— Begin —
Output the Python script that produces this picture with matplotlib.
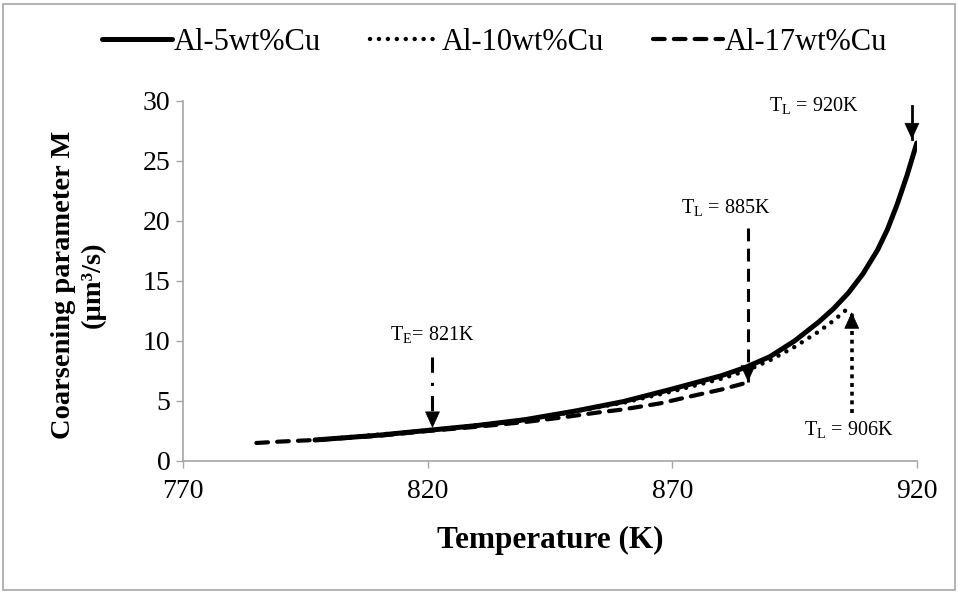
— End —
— Begin —
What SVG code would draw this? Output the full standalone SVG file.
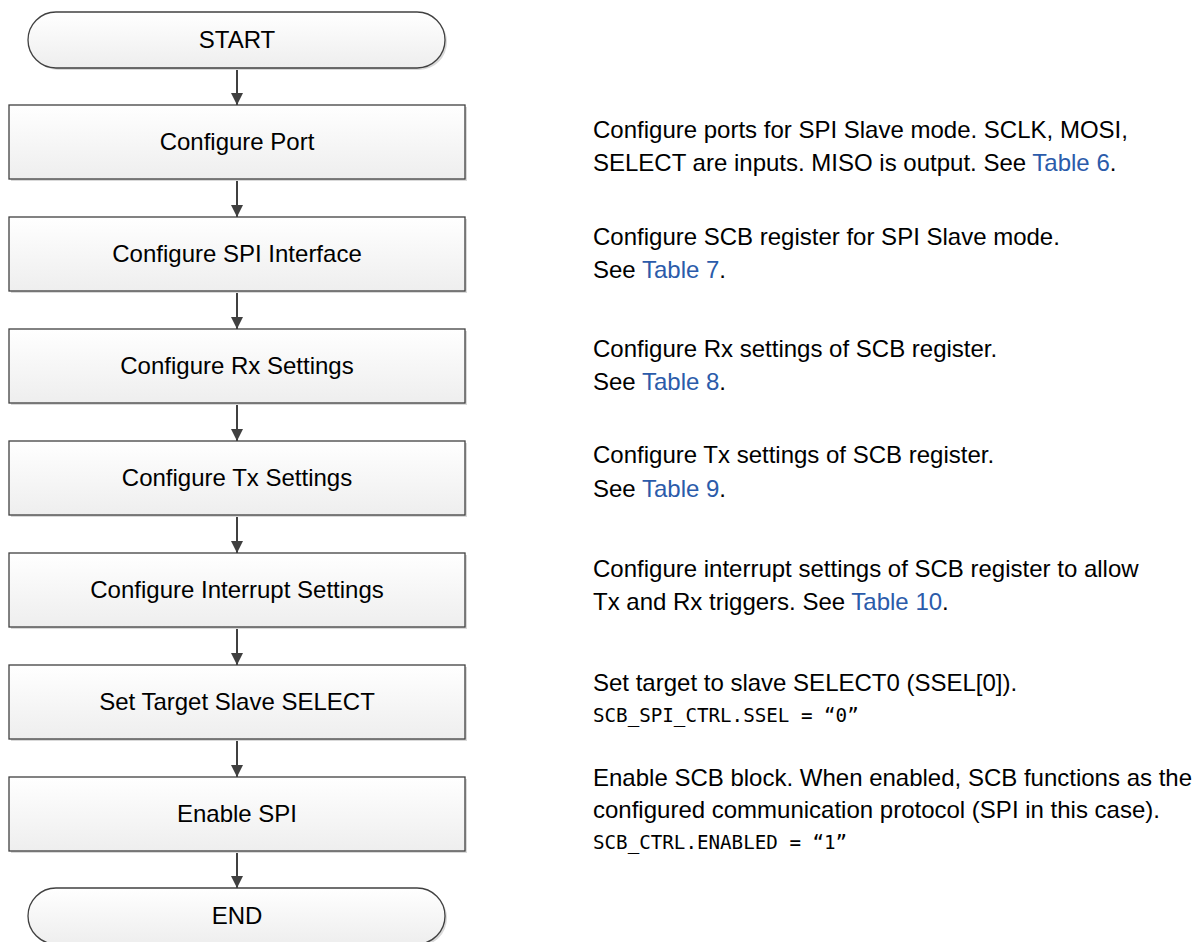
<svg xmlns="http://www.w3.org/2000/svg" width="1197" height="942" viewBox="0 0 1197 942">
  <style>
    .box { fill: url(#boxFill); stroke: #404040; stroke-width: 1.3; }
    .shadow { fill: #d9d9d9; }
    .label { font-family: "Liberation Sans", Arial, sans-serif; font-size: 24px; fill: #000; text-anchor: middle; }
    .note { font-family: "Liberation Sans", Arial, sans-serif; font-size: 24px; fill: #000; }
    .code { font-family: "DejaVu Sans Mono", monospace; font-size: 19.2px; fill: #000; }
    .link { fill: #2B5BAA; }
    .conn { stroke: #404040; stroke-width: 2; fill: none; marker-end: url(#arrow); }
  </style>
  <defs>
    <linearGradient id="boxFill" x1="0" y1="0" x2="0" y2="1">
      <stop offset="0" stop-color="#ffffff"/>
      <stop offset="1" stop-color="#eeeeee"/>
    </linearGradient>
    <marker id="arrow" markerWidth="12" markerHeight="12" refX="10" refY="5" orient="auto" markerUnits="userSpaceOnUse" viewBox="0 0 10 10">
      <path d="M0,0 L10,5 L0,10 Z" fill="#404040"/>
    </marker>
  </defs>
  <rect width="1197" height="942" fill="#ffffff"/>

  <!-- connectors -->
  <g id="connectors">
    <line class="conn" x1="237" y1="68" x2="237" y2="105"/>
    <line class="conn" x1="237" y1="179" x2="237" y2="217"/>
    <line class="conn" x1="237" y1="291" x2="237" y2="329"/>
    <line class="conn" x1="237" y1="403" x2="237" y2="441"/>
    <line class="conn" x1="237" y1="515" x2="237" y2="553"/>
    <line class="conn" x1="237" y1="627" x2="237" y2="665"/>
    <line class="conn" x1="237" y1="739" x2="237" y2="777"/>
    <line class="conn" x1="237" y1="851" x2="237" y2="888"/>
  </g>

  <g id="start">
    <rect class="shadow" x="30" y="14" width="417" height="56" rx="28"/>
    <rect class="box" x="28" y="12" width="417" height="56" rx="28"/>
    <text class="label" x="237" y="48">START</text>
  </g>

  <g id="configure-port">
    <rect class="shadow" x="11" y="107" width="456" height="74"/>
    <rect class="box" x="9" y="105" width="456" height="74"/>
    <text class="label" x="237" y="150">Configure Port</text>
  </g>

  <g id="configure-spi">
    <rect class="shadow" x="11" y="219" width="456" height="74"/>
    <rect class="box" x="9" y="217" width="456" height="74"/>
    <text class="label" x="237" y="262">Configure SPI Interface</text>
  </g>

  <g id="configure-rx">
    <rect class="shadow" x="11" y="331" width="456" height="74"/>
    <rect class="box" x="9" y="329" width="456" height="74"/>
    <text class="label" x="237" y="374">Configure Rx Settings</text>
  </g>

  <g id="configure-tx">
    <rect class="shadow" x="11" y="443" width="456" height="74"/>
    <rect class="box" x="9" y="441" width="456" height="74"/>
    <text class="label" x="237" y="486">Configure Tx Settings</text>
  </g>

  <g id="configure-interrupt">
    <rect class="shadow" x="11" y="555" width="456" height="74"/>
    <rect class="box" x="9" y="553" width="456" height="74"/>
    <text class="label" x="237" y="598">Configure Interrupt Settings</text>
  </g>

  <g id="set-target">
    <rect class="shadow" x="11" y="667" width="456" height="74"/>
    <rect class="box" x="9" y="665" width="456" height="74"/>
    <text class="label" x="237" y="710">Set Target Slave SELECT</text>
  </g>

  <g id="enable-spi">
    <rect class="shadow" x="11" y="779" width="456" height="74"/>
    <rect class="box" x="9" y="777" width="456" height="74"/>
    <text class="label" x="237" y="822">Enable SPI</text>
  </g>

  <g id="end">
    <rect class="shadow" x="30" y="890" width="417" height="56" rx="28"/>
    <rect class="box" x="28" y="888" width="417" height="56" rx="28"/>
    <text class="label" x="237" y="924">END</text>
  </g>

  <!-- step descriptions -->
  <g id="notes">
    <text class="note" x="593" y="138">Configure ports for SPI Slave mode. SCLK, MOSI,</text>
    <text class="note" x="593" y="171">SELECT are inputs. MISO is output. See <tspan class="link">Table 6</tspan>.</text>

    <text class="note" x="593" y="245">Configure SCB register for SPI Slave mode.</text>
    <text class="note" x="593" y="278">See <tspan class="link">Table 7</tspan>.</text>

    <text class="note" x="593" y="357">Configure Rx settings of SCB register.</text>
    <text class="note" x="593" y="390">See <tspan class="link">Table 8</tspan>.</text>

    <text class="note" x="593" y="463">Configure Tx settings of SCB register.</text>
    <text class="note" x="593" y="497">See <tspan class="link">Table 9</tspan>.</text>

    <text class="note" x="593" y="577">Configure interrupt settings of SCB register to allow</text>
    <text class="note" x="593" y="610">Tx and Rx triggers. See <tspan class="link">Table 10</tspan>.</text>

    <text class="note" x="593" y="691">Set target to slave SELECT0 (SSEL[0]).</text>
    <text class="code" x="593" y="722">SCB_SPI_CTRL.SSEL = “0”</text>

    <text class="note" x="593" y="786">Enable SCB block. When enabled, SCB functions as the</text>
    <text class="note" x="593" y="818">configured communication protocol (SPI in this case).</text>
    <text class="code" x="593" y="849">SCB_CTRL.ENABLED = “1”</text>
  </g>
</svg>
— End —
OBJECTIVE
Search the data above for the string "code" and return every line that has it.

ANSWER
What SVG code would draw this? Output the full standalone SVG file.
    .code { font-family: "DejaVu Sans Mono", monospace; font-size: 19.2px; fill: #000; }
    <text class="code" x="593" y="722">SCB_SPI_CTRL.SSEL = “0”</text>
    <text class="code" x="593" y="849">SCB_CTRL.ENABLED = “1”</text>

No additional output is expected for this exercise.